Job:
Can you set down, exactly as they appear below, the lines from the opening of the material through the one bearing "const colors = ['#5B9BD5', '#ED7D31', '#A5A5A5'];", minus the pictures?
'''
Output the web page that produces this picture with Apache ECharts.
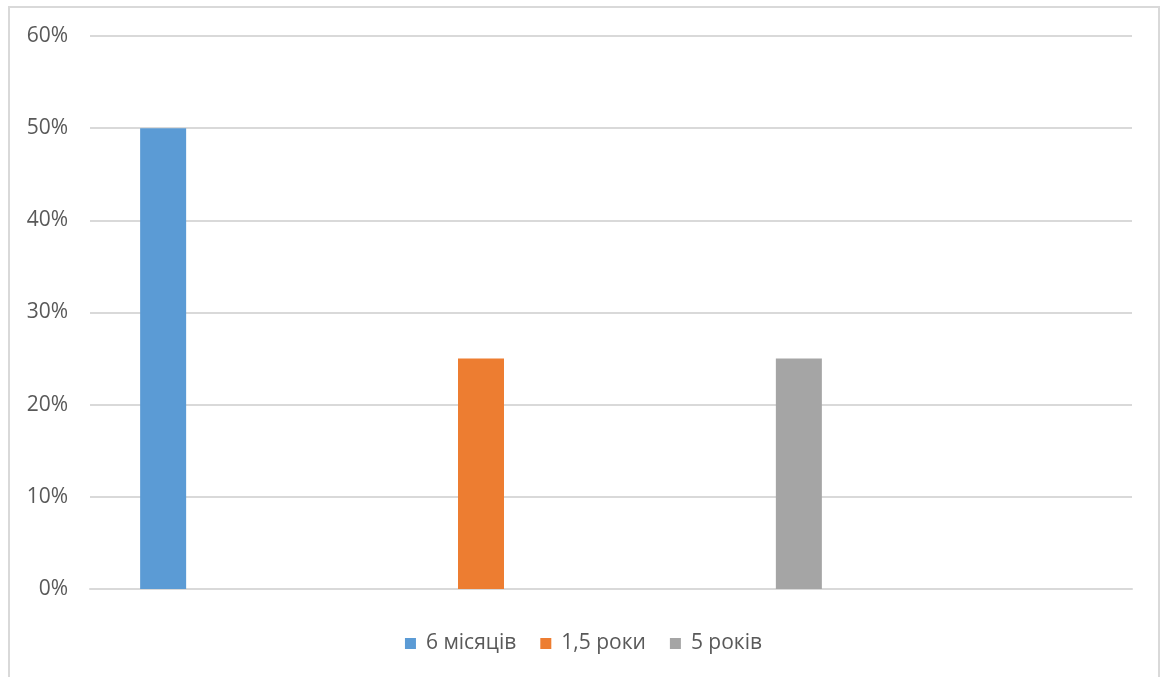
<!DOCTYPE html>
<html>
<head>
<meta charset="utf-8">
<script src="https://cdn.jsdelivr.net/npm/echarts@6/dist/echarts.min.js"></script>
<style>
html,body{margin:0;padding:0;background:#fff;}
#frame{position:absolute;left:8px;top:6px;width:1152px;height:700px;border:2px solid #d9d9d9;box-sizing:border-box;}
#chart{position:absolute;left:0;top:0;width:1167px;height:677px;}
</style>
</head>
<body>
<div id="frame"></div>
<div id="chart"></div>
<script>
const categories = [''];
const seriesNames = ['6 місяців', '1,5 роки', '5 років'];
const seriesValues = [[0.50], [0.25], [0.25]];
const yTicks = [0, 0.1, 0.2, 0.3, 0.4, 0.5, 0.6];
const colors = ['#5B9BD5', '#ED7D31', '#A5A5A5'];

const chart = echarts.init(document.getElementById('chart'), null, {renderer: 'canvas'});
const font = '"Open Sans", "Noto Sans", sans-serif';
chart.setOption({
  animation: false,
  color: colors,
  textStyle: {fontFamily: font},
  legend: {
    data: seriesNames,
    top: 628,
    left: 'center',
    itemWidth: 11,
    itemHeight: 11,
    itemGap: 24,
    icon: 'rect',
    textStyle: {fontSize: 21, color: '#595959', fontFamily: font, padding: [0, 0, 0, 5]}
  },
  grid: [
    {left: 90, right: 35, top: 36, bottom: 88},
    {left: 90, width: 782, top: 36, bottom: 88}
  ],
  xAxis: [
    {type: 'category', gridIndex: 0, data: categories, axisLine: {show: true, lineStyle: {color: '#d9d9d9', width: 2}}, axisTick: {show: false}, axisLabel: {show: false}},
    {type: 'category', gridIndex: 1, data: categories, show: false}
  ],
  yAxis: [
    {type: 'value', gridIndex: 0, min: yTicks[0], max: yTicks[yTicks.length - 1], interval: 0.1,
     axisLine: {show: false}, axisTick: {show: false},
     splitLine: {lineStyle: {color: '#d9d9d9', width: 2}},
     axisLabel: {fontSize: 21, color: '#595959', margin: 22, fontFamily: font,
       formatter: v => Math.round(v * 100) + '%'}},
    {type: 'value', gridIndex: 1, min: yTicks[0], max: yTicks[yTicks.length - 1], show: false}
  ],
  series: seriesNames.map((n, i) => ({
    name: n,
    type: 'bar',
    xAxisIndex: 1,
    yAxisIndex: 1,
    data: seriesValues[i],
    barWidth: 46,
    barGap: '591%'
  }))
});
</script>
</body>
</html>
'''
Correct output:
Output the web page that produces this picture with Apache ECharts.
<!DOCTYPE html>
<html>
<head>
<meta charset="utf-8">
<script src="https://cdn.jsdelivr.net/npm/echarts@6/dist/echarts.min.js"></script>
<style>
html,body{margin:0;padding:0;background:#fff;}
#frame{position:absolute;left:8px;top:6px;width:1152px;height:700px;border:2px solid #d9d9d9;box-sizing:border-box;}
#chart{position:absolute;left:0;top:0;width:1167px;height:677px;}
</style>
</head>
<body>
<div id="frame"></div>
<div id="chart"></div>
<script>
const categories = [''];
const seriesNames = ['6 місяців', '1,5 роки', '5 років'];
const seriesValues = [[0.50], [0.25], [0.25]];
const yTicks = [0, 0.1, 0.2, 0.3, 0.4, 0.5, 0.6];
const colors = ['#5B9BD5', '#ED7D31', '#A5A5A5'];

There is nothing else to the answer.